As Dex nicely elucidated in his post following Game 6, tonight's game will be a key inflection point in terms of how the Lakers progress in subsequent seasons. The most likely culprit appears to be Mike Brown, but even past that, the very fabric of the Lakers' management strategy will depend on the outcome of Game 7. A key assumption made by the Lakers' front office was that despite the setback in Dallas last year, the Kobe Bryant, Pau Gasol, and Andrew Bynum nucleus was one that could reasonably compete for a championship while the Lakers downsized and tried to deal with the realities of the new collective bargaining agreement. Should the Lakers lose in the first round against Denver, an ignominious fate for a team with such a large amount of top heavy talent, that assumption falls flat on its face. It was already a given that Pau Gasol is likely on his way out both to help fill the team with young talent and to relieve the Lakers of the need of paying an aging third wheel nearly $20 million a year, but a first round upset might propel the Lakers towards even more drastic measures. The utility of paying Kobe his massive salary comes into question, and while nothing is likely to come of that because of the sheer difficulty in finding a trading partner who can absorb Kobe's contract and send adequate talent back -- the Knicks, anyone? -- it at least will become a topic of discussion among the Laker executives.

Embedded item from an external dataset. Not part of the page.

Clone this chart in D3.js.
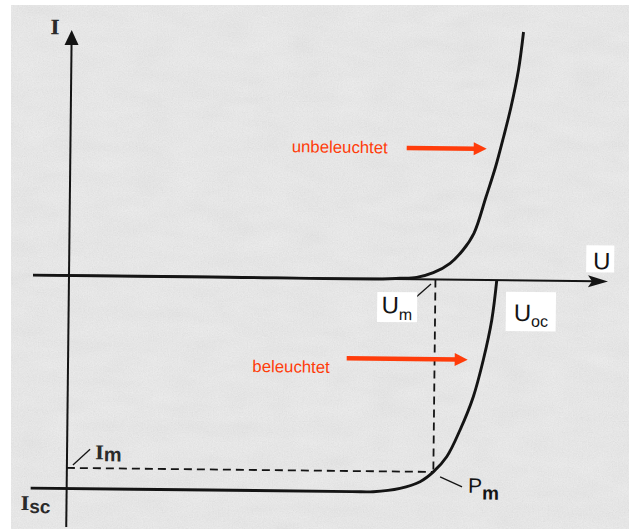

The means through which the Lakers can add talent are so limited by the new CBA that if the central components of the Lakers' core aren't championship worthy, the marginal upgrades the Lakers can make on the periphery aren't going to put this team over the top. In that sense, the Lamar Odom trade becomes more and more understandable, as not only did the Lakers jettison salary -- and what now appears to be an incredibly unproductive player, sad as that might be -- they received a large traded player exception ($8.9 million) that gives them far more flexibility to work with than any of the tools and exceptions allotted to the team by the CBA. It still isn't enough, however, to help bring the Lakers over the top if a team with Kobe and Bynum as the top two players can't even dispatch a middling Denver squad in the first round, bad coaching or not, a suspension to Metta World Peace notwithstanding. Mitch Kupchak can only pull rabbits out of his hat for so long with the resources he was given -- and make no doubt, he filched Ramon Sessions and Jordan Hill for what looks like a bargain price given that he was able to cut salary while doing so. Yes, we can provide the requisite excuses: Mike Brown had no training camp and limited practices to implement his system, the shortened season was an especially poor for a team with bad depth like the Lakers, and integrating new free agent and trade acquisitions was highly difficult, but all that fails in front of the ironclad fact that the Lakers have no business losing to a team like Denver.

So as you watch tonight's game, know that much more is at stake that simply the playoff prospects of this season. Wholesale change is not necessarily forthcoming should the Lakers lose, but the prospect of it becomes far more likely in that event.

Beast

  • Kobe Bryant -- All of this syncs nicely into the fact that the Lakers' future is intricately tied into Kobe's legacy. Make no doubt: these are Kobe's twilight years and he has perhaps two or three more years of elite play left in him. Even if he endures after that, he will likely at best be merely a solid contributor rather than the superstar performer who did everything in his power, stomach flu or no stomach flu, to put his team over the top in Game 6. These are the last years during which Kobe can be the first or second option on a championship team, as any rebuilding option for the Lakers would stretch beyond the final stage of Kobe's prime. The Lakers, moreover, gave Kobe his gargantuan, league-leading salary with the confidence that they would continue to be competitive during the duration of that deal. Needless to say, all of these notions will be tested tonight.

Burden

  • The rest of the team -- When it really comes down it, they are merely subsidiary actors when one compares them to the sheer magnitude of Kobe's career, but there are still legacies to be defined on this team. Pau Gasol has gone from discussions of having his jersey retired in the rafters to the scapegoat for the declining Laker fortunes. Whether he can snap out of a playoff funk that has now spanned two seasons will greatly impact how he is perceived in the Laker pantheon, particularly since he is the most likely of the big three to find himself packing his bags after this year. Andrew Bynum will still have years with which to solidify his place in the team's history, as the possibility of him leaving seems the most remote of the bunch, but people will wonder why the brief confluence of his and Kobe's superstardom didn't produce more tangible results. Metta World Peace, rather than join a long line of beloved Laker role players, might be ultimately considered an acquisition that brought short term benefits but long term pain. And Mike Brown, even though this is his first year on the job, would likely take a big hit as one of the primary architects of the Lakers' fall from contention. The rest of the Lakers have either been with the team for too short of a period or don't have a significant enough role to be considered, but the implications of tonight will impact them as well, notably if someone like Ramon Sessions sticks on the team after this year. The Lakers have always been a franchise that judged results by the number of banners hanging from the rafters, and essentially anything that detracts from that long held legacy is something that inevitably earns derision. Tread carefully gentlemen.